RAW DATA.
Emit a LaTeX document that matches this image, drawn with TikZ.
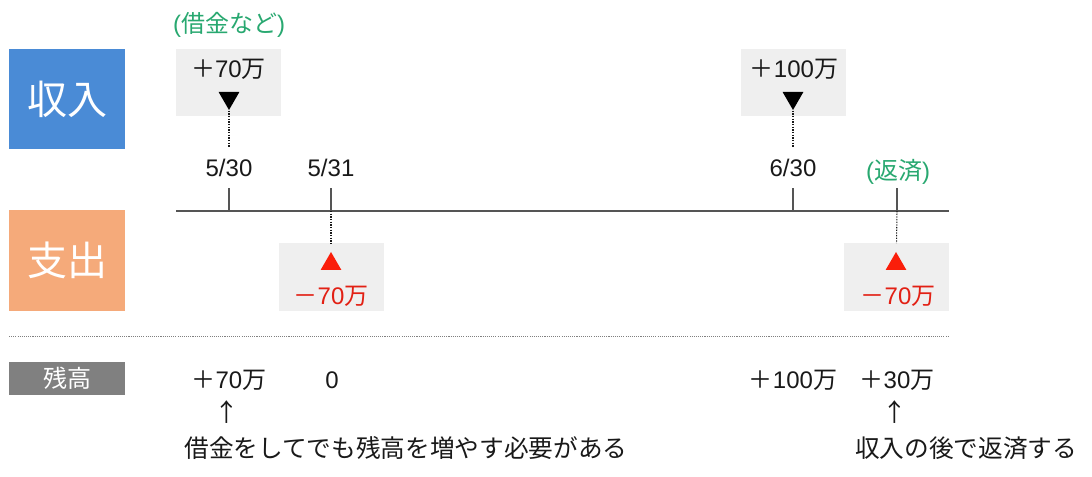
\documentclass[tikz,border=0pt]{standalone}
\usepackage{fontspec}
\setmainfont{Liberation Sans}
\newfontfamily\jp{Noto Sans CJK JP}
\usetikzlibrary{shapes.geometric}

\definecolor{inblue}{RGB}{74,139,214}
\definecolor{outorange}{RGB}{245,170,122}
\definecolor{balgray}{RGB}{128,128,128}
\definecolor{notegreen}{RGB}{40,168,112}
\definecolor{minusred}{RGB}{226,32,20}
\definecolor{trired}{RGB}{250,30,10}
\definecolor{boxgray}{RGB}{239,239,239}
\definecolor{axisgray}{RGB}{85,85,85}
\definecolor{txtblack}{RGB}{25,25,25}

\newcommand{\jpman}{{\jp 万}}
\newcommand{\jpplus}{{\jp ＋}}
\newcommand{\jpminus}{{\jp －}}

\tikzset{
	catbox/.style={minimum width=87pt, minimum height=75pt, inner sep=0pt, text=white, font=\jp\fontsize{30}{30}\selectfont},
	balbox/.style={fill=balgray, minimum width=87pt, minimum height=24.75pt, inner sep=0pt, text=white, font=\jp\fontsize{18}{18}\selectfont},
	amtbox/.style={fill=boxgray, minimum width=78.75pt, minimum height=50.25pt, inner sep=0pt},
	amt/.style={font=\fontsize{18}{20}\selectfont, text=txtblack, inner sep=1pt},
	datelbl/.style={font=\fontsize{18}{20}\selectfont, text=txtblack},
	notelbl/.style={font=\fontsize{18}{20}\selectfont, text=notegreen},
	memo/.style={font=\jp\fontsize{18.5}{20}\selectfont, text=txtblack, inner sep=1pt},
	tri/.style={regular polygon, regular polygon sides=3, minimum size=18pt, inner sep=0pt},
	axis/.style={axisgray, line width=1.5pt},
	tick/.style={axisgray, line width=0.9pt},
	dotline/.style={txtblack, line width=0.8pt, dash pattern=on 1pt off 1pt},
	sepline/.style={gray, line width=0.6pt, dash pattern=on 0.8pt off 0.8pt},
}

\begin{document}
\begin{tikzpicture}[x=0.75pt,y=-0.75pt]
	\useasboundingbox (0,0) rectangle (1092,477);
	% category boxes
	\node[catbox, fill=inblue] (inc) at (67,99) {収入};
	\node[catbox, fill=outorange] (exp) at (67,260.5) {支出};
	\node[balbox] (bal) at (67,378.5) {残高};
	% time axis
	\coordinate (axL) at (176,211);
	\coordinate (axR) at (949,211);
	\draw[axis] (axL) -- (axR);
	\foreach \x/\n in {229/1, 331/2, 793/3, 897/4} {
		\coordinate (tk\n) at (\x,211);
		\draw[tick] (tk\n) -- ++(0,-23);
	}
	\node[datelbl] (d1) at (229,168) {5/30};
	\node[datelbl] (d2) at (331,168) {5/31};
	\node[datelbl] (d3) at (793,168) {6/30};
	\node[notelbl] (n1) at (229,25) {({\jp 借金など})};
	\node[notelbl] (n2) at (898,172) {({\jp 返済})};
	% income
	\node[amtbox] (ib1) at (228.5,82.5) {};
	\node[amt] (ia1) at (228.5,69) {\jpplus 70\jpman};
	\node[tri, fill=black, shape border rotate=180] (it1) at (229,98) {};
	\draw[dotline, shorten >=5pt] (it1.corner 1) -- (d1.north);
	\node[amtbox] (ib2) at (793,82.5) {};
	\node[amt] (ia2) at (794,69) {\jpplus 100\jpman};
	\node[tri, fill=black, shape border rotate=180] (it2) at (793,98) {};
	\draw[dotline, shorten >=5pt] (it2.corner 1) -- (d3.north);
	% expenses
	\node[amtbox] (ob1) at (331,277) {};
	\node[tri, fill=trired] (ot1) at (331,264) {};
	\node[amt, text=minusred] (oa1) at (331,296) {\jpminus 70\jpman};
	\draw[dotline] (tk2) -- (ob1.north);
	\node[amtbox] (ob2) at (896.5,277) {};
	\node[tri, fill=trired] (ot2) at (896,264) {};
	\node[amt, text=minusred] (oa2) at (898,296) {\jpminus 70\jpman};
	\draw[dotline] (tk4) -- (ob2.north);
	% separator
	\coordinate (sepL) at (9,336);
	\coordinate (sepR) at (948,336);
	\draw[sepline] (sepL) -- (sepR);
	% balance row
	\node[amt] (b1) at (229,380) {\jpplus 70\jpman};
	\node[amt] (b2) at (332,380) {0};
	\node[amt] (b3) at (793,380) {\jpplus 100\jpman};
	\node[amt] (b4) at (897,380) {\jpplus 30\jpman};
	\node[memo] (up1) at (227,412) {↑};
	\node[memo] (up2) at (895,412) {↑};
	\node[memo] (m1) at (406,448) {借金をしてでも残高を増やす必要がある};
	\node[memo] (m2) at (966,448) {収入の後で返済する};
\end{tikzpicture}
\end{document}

DIRECTIVE.
Transcribe the material exactly, and leave out whatever pictures it holds.

THE COMPLETED TASK.
Emit a LaTeX document that matches this image, drawn with TikZ.
\documentclass[tikz,border=0pt]{standalone}
\usepackage{fontspec}
\setmainfont{Liberation Sans}
\newfontfamily\jp{Noto Sans CJK JP}
\usetikzlibrary{shapes.geometric}

\definecolor{inblue}{RGB}{74,139,214}
\definecolor{outorange}{RGB}{245,170,122}
\definecolor{balgray}{RGB}{128,128,128}
\definecolor{notegreen}{RGB}{40,168,112}
\definecolor{minusred}{RGB}{226,32,20}
\definecolor{trired}{RGB}{250,30,10}
\definecolor{boxgray}{RGB}{239,239,239}
\definecolor{axisgray}{RGB}{85,85,85}
\definecolor{txtblack}{RGB}{25,25,25}

\newcommand{\jpman}{{\jp 万}}
\newcommand{\jpplus}{{\jp ＋}}
\newcommand{\jpminus}{{\jp －}}

\tikzset{
	catbox/.style={minimum width=87pt, minimum height=75pt, inner sep=0pt, text=white, font=\jp\fontsize{30}{30}\selectfont},
	balbox/.style={fill=balgray, minimum width=87pt, minimum height=24.75pt, inner sep=0pt, text=white, font=\jp\fontsize{18}{18}\selectfont},
	amtbox/.style={fill=boxgray, minimum width=78.75pt, minimum height=50.25pt, inner sep=0pt},
	amt/.style={font=\fontsize{18}{20}\selectfont, text=txtblack, inner sep=1pt},
	datelbl/.style={font=\fontsize{18}{20}\selectfont, text=txtblack},
	notelbl/.style={font=\fontsize{18}{20}\selectfont, text=notegreen},
	memo/.style={font=\jp\fontsize{18.5}{20}\selectfont, text=txtblack, inner sep=1pt},
	tri/.style={regular polygon, regular polygon sides=3, minimum size=18pt, inner sep=0pt},
	axis/.style={axisgray, line width=1.5pt},
	tick/.style={axisgray, line width=0.9pt},
	dotline/.style={txtblack, line width=0.8pt, dash pattern=on 1pt off 1pt},
	sepline/.style={gray, line width=0.6pt, dash pattern=on 0.8pt off 0.8pt},
}

\begin{document}
\begin{tikzpicture}[x=0.75pt,y=-0.75pt]
	\useasboundingbox (0,0) rectangle (1092,477);
	% category boxes
	\node[catbox, fill=inblue] (inc) at (67,99) {収入};
	\node[catbox, fill=outorange] (exp) at (67,260.5) {支出};
	\node[balbox] (bal) at (67,378.5) {残高};
	% time axis
	\coordinate (axL) at (176,211);
	\coordinate (axR) at (949,211);
	\draw[axis] (axL) -- (axR);
	\foreach \x/\n in {229/1, 331/2, 793/3, 897/4} {
		\coordinate (tk\n) at (\x,211);
		\draw[tick] (tk\n) -- ++(0,-23);
	}
	\node[datelbl] (d1) at (229,168) {5/30};
	\node[datelbl] (d2) at (331,168) {5/31};
	\node[datelbl] (d3) at (793,168) {6/30};
	\node[notelbl] (n1) at (229,25) {({\jp 借金など})};
	\node[notelbl] (n2) at (898,172) {({\jp 返済})};
	% income
	\node[amtbox] (ib1) at (228.5,82.5) {};
	\node[amt] (ia1) at (228.5,69) {\jpplus 70\jpman};
	\node[tri, fill=black, shape border rotate=180] (it1) at (229,98) {};
	\draw[dotline, shorten >=5pt] (it1.corner 1) -- (d1.north);
	\node[amtbox] (ib2) at (793,82.5) {};
	\node[amt] (ia2) at (794,69) {\jpplus 100\jpman};
	\node[tri, fill=black, shape border rotate=180] (it2) at (793,98) {};
	\draw[dotline, shorten >=5pt] (it2.corner 1) -- (d3.north);
	% expenses
	\node[amtbox] (ob1) at (331,277) {};
	\node[tri, fill=trired] (ot1) at (331,264) {};
	\node[amt, text=minusred] (oa1) at (331,296) {\jpminus 70\jpman};
	\draw[dotline] (tk2) -- (ob1.north);
	\node[amtbox] (ob2) at (896.5,277) {};
	\node[tri, fill=trired] (ot2) at (896,264) {};
	\node[amt, text=minusred] (oa2) at (898,296) {\jpminus 70\jpman};
	\draw[dotline] (tk4) -- (ob2.north);
	% separator
	\coordinate (sepL) at (9,336);
	\coordinate (sepR) at (948,336);
	\draw[sepline] (sepL) -- (sepR);
	% balance row
	\node[amt] (b1) at (229,380) {\jpplus 70\jpman};
	\node[amt] (b2) at (332,380) {0};
	\node[amt] (b3) at (793,380) {\jpplus 100\jpman};
	\node[amt] (b4) at (897,380) {\jpplus 30\jpman};
	\node[memo] (up1) at (227,412) {↑};
	\node[memo] (up2) at (895,412) {↑};
	\node[memo] (m1) at (406,448) {借金をしてでも残高を増やす必要がある};
	\node[memo] (m2) at (966,448) {収入の後で返済する};
\end{tikzpicture}
\end{document}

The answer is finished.